In case that followers missed the dig at the previous administration, Trump has a quick follow-up message on social media after that. In his next tweet, Trump claimed that before he took the oath, it was the assumption that the start of a war between the U.S. and North Korea was just a matter of time.
"President Obama said that North Korea was our biggest and most dangerous problem. No longer - sleep well tonight!" he posted again right after.
As for Kim Jong-Un, the meeting resulted to an end to "extreme hostile relations," according to a statement via North Korea's state-run news agency via The Washington Post. Pyongyang also outlined what would be the start of a long process, to be taken "step-by-step and simultaneous," to bring peace to and the eventual "denuclearization of the Korean Peninsula."
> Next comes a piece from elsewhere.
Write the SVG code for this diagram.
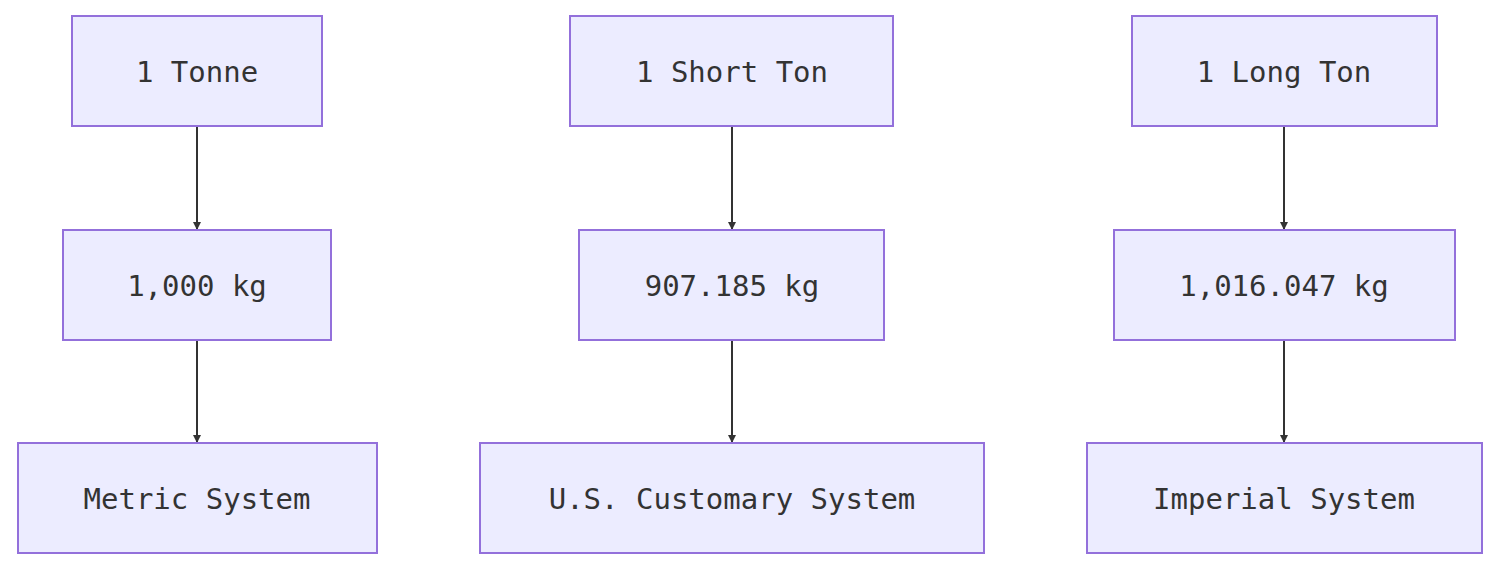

These may be slightly different takes from the two leaders after the summit, but there have been some concrete agreements as well. Both sides have confirmed that the U.S. has agreed to put a stop to military exercises with South Korea, an agreement that Trump likely referred to in yet another tweet.
"We save a fortune by not doing war games, as long as we are negotiating in good faith - which both sides are!" he posted on the same day as his other North Korea updates.
There is also the agreement between both sides to continue looking for and repatriating U.S. military remains from the Korean War, which raged from 1950 to 1953.
The return of the remains of U.S. soldiers was a request from U.S. military veterans for president Trump to bring up as a topic of priority in the summit. During that war, around 7,800 U.S. military personnel did not return home and were presumed missing-in-action.
Out of these, around 5,300 of them were lost in North Korea and presumed dead, and so far, just 229 remains have been recovered.